The empire created by Charles the Great was divided into three parts: the central part, including the largest portion of Belgium, Holland, Italy, and the eastern part of France, was allotted to Lotharius, together with the title of Emperor; the western part of the empire, embracing the largest part of France, and Flanders to the west of the Scheldt, became the share of Charles; the eastern part, which included nearly the whole of Germany and certain parts of Austria-Hungary, was given to Louis. The Treaty of Verdun practically cut the territory of Belgium into two parts, separated by the Scheldt, and gave each of them to a different ruler. These two sections of Belgium remained separated during the Middle Ages, and were not reunited until six centuries later.
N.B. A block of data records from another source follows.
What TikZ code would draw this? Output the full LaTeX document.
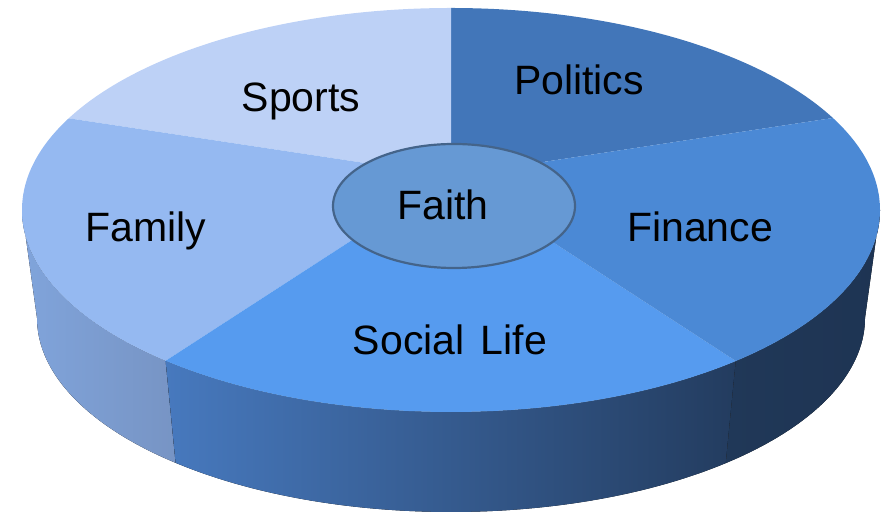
\documentclass[tikz,border=0pt]{standalone}
\usepackage{fontspec}
\setmainfont{Liberation Sans}
\usetikzlibrary{calc,shapes.geometric}
\definecolor{cSports}{HTML}{BDD1F6}
\definecolor{cPolitics}{HTML}{4276B9}
\definecolor{cFinance}{HTML}{4B89D5}
\definecolor{cSocial}{HTML}{569BEF}
\definecolor{cFamily}{HTML}{95B9F1}
\definecolor{cFaith}{HTML}{6699D4}
\definecolor{cFaithLine}{HTML}{44648A}
\definecolor{sFamL}{HTML}{80A4DB}
\definecolor{sFamR}{HTML}{7794C4}
\definecolor{sSocL}{HTML}{4779BE}
\definecolor{sSocR}{HTML}{233C5F}
\definecolor{sFinL}{HTML}{203858}
\definecolor{sFinR}{HTML}{1E3453}
\begin{document}
\begin{tikzpicture}[x=1pt,y=1pt,
  lbl/.style={font=\fontsize{41}{48}\selectfont, text=black, anchor=base, inner sep=0pt},
  topr/.style={x radius=429pt,y radius=202pt},
  botr/.style={x radius=414pt,y radius=194pt},
]
\useasboundingbox (0,0) rectangle (885,513);
\coordinate (T) at (451,303);
\coordinate (B) at (451,195);
\coordinate (A) at (451,337);
% side walls
\fill[left color=sFamL, right color=sFamR]
  ($(T)+(180:429pt and 202pt)$) arc[topr,start angle=180,end angle=228.3]
  -- ($(B)+(228.3:414pt and 194pt)$) arc[botr,start angle=228.3,end angle=180] -- cycle;
\fill[left color=sSocL, right color=sSocR]
  ($(T)+(228.3:429pt and 202pt)$) arc[topr,start angle=228.3,end angle=311.6]
  -- ($(B)+(311.6:414pt and 194pt)$) arc[botr,start angle=311.6,end angle=228.3] -- cycle;
\fill[left color=sFinL, right color=sFinR]
  ($(T)+(311.6:429pt and 202pt)$) arc[topr,start angle=311.6,end angle=360]
  -- ($(B)+(360:414pt and 194pt)$) arc[botr,start angle=360,end angle=311.6] -- cycle;
% top slices
\fill[cPolitics] (A) -- ($(T)+(27.1:429pt and 202pt)$) arc[topr,start angle=27.1,end angle=90] -- cycle;
\fill[cSports] (A) -- ($(T)+(90:429pt and 202pt)$) arc[topr,start angle=90,end angle=153] -- cycle;
\fill[cFamily] (A) -- ($(T)+(153:429pt and 202pt)$) arc[topr,start angle=153,end angle=228.3] -- cycle;
\fill[cSocial] (A) -- ($(T)+(228.3:429pt and 202pt)$) arc[topr,start angle=228.3,end angle=311.6] -- cycle;
\fill[cFinance] (A) -- ($(T)+(311.6:429pt and 202pt)$) arc[topr,start angle=311.6,end angle=387.1] -- cycle;
% centre
\node[ellipse, minimum width=242pt, minimum height=124pt, inner sep=0pt,
      draw=cFaithLine, line width=2.2pt, fill=cFaith] (faith) at (454,307) {};
\node[lbl] (faithlbl) at (443,293) {Faith};
\node[lbl] (sports) at (301,401) {Sports};
\node[lbl] (politics) at (579,418) {Politics};
\node[lbl] (finance) at (700,271) {Finance};
\node[lbl] (family) at (146,271) {Family};
\node[lbl] (social) at (450,158) {Social\hspace{0.4em}Life};
\end{tikzpicture}
\end{document}
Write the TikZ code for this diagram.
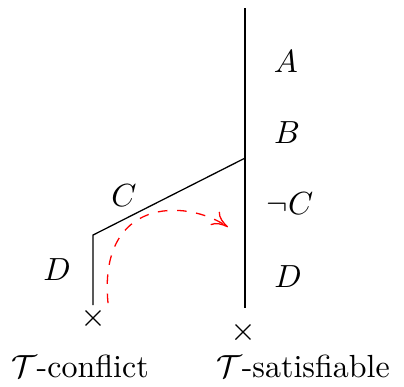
\documentclass[tikz,border=0pt]{standalone}
\usetikzlibrary{shapes.misc,arrows.meta}
\begin{document}
\begin{tikzpicture}[every node/.style={font=\normalsize},
    leaf/.style={cross out,draw,minimum size=0.15cm,inner sep=0pt,line width=0.4pt},
    jump/.style={-{To[length=5pt,width=5pt]},dashed,red}]
  \useasboundingbox (0,0) rectangle (4.436,4.239);
  % trunk and branch
  \coordinate (top) at (2.690,4.151); \coordinate (fork) at (2.690,2.503); \coordinate (bot) at (2.690,0.856);
  \coordinate (corner) at (1.021,1.658); \coordinate (lbot) at (1.021,0.889);
  \draw (top) -- (fork) -- (bot);
  \draw (fork) -- (corner) -- (lbot);
  \node[leaf] (lx) at (1.021,0.747) {}; \node[leaf] (rx) at (2.668,0.593) {};
  % literals
  \node (a) at (3.140,3.558) {$A$}; \node (b) at (3.151,2.778) {$B$};
  \node (nc) at (3.184,2.009) {$\neg C$}; \node (d) at (3.162,1.197) {$D$};
  \node (c) at (1.362,2.097) {$C$}; \node (dl) at (0.626,1.274) {$D$};
  % outcomes
  \node[anchor=base] (conf) at (0.878,0.099) {$\mathcal{T}$-conflict};
  \node[anchor=base] (sat) at (3.327,0.099) {$\mathcal{T}$-satisfiable};
  % backjump
  \coordinate (js) at (1.186,0.911); \coordinate (je) at (2.503,1.746);
  \draw[jump] (js) .. controls (1.076,2.064) and (2.031,2.064) .. (je);
\end{tikzpicture}
\end{document}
After the death of Emperor Lotharius (855) the northern part of his central territory, located between the North Sea and the Jura Mountains, was given to one of his sons, Lotharius II. That section which included the entire eastern part of Belgium to the Scheldt embraced peoples of very different race and origin: Frisians, Franks, Alamans, Walloons. As it was impossible to name the territory after its inhabitants—they were of too many different origins—it was named after its sovereign: regnum Lotharii, “Lotharingia,” “the realm of Lotharius.”
In 870 the Treaty of Meerssen, whereby Charles, King of France, and Louis, King of Germany, divided between them the realm of Lotharius II, ended the existence of that state. The second Treaty of Verdun in 879 finally settled the status of Lotharingia: the boundary between France and Germany was declared to be the river Scheldt, and the whole of Lotharingia was incorporated in Germany. Of course, all the parts of the former empire of Charles the Great were once again united by the Emperor Charles the Stout, but after all kinds of internal struggles, Lotharingia was again—and this time for many centuries—annexed to Germany in 925.
Belgium is thus divided into two tracts by the Scheldt: the western part, Flanders, belonging to France and politically influenced by that country; the eastern part, Lotharingia, which was a dependency of Germany. As in the establishment of the bishoprics, so here, no attention was paid to the racial differences of the inhabitants. Both Lotharingia and Flanders included peoples of different origin: Flanders had inhabitants of Teutonic origin in the north and inhabitants of Romance origin in the south; Lotharingia included Flemings in the east, the center, and the north, and Walloons in the south.